The report suggests that forecasts for renewables and battery storage costs and deployment have been chronically underestimated, and that the speed of the energy sector’s transformation has caught the industry off-guard, leaving the incumbents fighting for a place in the future market. Investors are warned that the old-world business model of large power stations and passive consumers is being rapidly undermined by a decentralised, renewable, digitised and people-led approach.

Publication of the report came shortly after new figures showed that the number of British homes, communities and businesses now generating their own renewable power has risen to over 900,000, while the UK’s largest utility, Centrica, has reportedly lost 50% of its market value since 2013, according to Forum for the Future.

Two former energy company chiefs are quoted in the report. Ian Marchant, Chief Executive of SSE between 2002 and 2013, and a Past-President of the EI said: ‘There is now a “prosumer” revolution, where ordinary people and businesses are both producing more energy, with more and more households and communities becoming generators, actively creating their future energy system.’ Steve Holliday, UK Executive Director of National Grid between 2007 and 2016, and currently Vice President of the EI, added that: ‘Energy policy can either speed up or slow down the rise of renewables, storage and electrification of heat and transport, but it cannot stop it.’
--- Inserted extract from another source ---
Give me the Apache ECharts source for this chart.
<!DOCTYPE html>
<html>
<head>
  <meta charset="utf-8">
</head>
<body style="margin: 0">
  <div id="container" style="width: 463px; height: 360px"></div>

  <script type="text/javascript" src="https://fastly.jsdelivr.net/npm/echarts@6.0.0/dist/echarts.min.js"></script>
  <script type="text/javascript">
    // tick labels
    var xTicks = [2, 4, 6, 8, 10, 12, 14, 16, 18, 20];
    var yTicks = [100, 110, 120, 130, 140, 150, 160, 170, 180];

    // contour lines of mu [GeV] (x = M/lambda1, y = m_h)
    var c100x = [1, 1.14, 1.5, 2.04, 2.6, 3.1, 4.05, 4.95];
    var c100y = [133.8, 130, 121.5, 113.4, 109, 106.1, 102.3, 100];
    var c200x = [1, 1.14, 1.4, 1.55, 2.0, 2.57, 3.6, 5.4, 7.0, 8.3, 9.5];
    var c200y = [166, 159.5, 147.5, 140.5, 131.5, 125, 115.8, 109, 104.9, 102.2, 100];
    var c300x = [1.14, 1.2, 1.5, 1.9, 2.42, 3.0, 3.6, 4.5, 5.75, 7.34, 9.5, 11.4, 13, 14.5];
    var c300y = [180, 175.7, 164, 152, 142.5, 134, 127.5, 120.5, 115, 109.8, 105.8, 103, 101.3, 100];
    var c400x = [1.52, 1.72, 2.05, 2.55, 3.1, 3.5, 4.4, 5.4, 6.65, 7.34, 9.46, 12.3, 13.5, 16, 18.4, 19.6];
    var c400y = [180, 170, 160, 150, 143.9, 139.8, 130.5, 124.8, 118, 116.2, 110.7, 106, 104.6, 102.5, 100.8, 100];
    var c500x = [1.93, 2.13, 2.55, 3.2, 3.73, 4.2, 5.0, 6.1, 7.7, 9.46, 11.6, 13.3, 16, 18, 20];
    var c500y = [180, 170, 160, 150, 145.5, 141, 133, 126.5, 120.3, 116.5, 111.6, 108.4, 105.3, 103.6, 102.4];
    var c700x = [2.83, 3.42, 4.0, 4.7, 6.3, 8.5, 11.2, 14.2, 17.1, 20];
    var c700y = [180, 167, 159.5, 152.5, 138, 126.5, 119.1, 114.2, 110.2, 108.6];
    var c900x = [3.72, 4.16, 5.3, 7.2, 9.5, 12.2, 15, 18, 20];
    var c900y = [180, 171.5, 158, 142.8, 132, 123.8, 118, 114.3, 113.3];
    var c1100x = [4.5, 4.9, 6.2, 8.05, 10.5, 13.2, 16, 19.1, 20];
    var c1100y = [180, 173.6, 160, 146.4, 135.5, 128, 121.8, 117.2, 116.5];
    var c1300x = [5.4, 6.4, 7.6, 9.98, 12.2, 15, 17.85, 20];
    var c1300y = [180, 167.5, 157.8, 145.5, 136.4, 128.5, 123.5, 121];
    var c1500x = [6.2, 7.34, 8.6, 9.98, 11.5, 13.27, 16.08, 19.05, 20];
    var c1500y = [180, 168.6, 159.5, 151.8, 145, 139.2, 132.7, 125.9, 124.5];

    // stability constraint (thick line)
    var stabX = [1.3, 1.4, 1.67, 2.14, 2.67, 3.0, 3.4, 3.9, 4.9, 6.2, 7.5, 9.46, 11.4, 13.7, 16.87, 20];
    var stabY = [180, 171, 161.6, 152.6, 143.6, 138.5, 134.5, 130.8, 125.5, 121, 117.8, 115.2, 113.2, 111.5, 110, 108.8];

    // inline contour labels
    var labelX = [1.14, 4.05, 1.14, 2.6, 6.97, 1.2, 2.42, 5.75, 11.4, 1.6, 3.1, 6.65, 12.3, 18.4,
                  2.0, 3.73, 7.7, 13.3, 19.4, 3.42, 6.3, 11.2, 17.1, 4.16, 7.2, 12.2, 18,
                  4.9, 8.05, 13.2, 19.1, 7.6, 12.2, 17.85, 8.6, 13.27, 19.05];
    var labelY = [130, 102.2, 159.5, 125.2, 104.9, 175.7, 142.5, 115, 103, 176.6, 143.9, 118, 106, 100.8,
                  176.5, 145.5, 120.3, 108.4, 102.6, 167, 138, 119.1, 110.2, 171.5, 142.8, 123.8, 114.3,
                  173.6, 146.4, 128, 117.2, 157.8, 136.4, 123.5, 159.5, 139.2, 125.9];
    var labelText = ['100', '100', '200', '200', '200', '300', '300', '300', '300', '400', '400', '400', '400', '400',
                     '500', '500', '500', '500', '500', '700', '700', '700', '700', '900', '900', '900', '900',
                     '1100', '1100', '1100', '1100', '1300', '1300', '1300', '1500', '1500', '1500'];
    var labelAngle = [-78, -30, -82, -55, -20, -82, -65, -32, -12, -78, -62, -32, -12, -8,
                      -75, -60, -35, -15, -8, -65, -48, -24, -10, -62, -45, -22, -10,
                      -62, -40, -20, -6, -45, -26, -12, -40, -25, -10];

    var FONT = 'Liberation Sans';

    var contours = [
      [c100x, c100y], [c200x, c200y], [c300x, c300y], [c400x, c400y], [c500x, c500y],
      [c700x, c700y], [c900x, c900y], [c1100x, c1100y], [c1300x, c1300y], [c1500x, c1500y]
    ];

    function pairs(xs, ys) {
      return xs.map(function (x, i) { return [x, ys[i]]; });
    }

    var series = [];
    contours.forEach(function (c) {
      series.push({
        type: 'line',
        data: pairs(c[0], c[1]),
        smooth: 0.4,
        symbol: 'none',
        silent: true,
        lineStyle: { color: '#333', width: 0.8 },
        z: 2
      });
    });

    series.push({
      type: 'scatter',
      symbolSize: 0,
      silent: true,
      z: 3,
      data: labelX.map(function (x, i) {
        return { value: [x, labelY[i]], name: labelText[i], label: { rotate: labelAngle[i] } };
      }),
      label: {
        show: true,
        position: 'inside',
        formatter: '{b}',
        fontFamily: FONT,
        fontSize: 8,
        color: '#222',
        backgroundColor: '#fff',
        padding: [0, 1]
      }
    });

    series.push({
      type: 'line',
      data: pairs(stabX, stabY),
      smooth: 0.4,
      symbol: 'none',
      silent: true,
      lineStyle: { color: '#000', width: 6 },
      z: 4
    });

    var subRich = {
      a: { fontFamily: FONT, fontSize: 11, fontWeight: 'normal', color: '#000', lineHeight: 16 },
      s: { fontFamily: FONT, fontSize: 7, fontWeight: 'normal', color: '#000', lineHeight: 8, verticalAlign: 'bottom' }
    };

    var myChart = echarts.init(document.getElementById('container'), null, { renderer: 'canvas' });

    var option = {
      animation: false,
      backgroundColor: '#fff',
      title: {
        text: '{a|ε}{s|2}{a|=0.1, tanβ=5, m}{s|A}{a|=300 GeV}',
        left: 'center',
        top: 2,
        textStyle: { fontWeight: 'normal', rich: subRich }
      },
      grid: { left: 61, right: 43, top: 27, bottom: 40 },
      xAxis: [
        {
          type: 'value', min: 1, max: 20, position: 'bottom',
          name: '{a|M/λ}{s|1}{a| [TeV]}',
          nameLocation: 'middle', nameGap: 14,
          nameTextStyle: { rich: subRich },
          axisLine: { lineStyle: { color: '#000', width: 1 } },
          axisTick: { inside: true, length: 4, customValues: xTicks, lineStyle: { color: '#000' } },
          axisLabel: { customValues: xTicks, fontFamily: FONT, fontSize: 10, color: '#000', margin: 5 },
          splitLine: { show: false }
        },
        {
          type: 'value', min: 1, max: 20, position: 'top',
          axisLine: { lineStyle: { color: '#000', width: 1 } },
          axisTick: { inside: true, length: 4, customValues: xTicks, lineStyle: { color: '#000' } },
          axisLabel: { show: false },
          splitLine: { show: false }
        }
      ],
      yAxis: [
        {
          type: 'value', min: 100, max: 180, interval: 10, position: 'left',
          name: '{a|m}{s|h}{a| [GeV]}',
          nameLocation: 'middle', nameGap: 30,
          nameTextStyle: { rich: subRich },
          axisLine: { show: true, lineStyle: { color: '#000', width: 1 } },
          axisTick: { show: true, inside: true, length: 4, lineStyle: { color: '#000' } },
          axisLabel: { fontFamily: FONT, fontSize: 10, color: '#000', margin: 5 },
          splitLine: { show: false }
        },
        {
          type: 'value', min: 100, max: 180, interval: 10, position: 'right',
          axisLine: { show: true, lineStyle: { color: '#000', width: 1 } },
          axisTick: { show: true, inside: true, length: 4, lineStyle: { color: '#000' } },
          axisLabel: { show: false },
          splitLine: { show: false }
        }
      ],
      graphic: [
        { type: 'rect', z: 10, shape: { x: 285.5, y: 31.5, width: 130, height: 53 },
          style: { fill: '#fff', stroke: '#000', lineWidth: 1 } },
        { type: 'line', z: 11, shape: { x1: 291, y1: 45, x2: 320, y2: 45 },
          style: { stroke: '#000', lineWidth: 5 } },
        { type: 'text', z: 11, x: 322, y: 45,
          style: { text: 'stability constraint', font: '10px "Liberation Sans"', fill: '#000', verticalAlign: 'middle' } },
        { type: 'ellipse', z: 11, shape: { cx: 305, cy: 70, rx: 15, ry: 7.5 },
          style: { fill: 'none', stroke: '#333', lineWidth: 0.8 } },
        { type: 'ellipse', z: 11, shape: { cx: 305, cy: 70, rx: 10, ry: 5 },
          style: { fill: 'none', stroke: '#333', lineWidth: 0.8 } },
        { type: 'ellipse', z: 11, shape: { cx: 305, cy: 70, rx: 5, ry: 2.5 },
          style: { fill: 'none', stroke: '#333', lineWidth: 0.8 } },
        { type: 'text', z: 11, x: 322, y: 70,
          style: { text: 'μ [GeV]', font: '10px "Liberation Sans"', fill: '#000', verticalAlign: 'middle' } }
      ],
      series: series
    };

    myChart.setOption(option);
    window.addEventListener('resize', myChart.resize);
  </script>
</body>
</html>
Will Dawson, Associate Director for Energy and Climate at Forum for the Future, said it was now time for the incumbents to accept and embrace the revolution: ‘It’s important that the large energy companies that have dominated for so long are playing their part to the full so we don’t lose the expertise and valuable assets they have built up. That means rapidly making decentralised, community and smart energy systems their core business, not innovation trials on the side.’

Going further, Colin Baines, Investment Engagement Manager at Friends Provident Foundation said it was increasingly clear that the big six needed to develop new more resilient business models if they were to survive the ‘3D energy transition’ of decarbonisation, decentralisation and democratisation.